EMC Corporation's security division, RSA, has released a Security Brief which asserts that Big Data will be a driver for major change across the security industry and will fuel intelligence-driven security models.

While Big Data's short-term changes are already underway, in the longer term it will change the nature of conventional security controls such as anti-malware, data loss prevention, and firewalls.

As such, the brief presents six guidelines to assist organisations in planning for the Big Data-driven transformation of their security operations:

1. Organisations should set a holistic cyber-security strategic which aligns all capabilities in a program that is customised for the their specific risks, threats, and requirements.

2. Big Data analytics requires information to be collected from various sources in multiple formats. As such, a single, shared data architecture for security information is necessary as it allows information to be captured, indexed, normalized, analysed, and shared.

3. A forward looking approach should be taken to investing in a specific product as each will introduce its own data structure that must be integrated into a unified analytics framework.

4. Ongoing investments in security products should favour technologies using agile analytics-based approaches, not static tools based on threat signature or network boundaries. A look at open and scalable tools is required.

5. Emerging products will be Big Data-ready, but security teams may not be.
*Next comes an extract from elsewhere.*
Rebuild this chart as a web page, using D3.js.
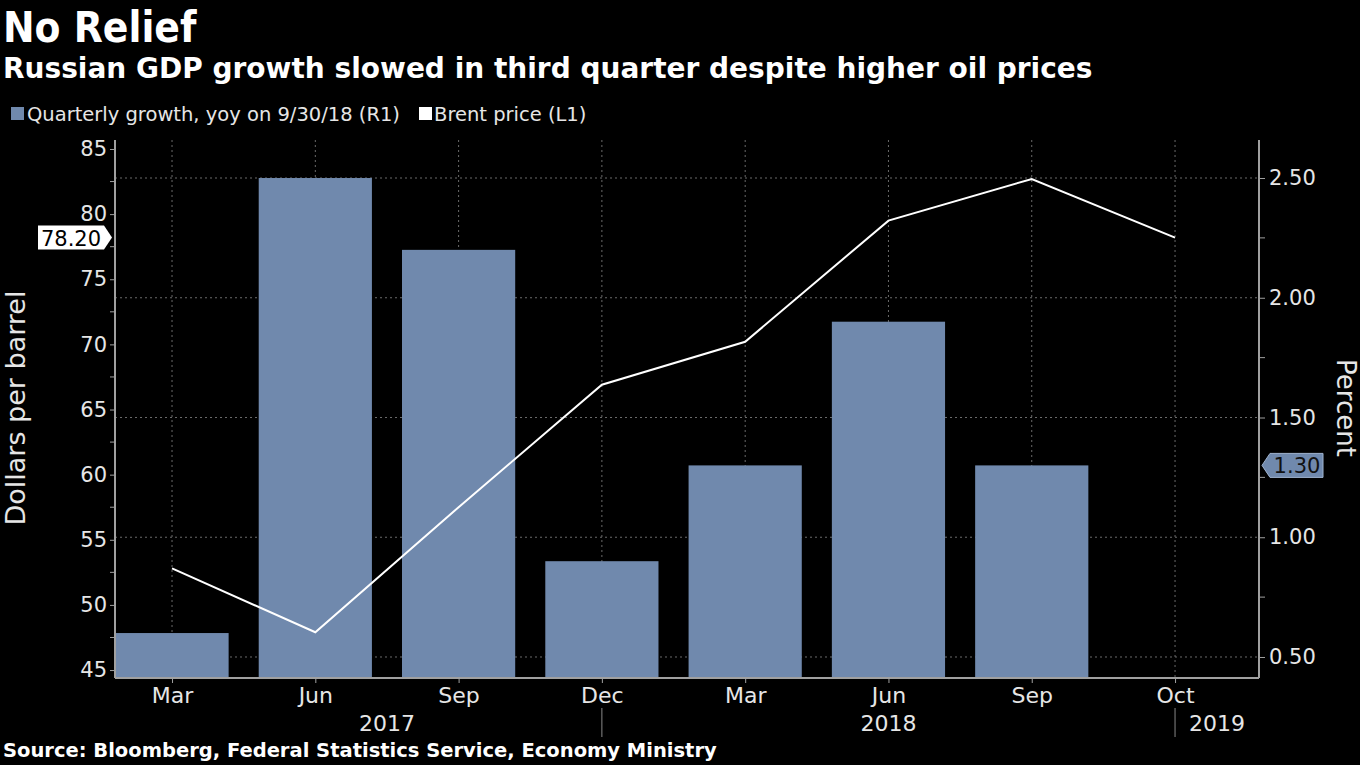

Organisations must strengthen SOC's data science skills.

6. Organisations need to augment internal security analytics programs with external threat intelligence services, and evaluate threat data from trustworthy and relevant sources.

According to the Security Brief's authors, integrating Big Data into security practices will lead to enhanced visibility into IT environments, the ability to distinguish suspicious activities, and assure trust in IT systems.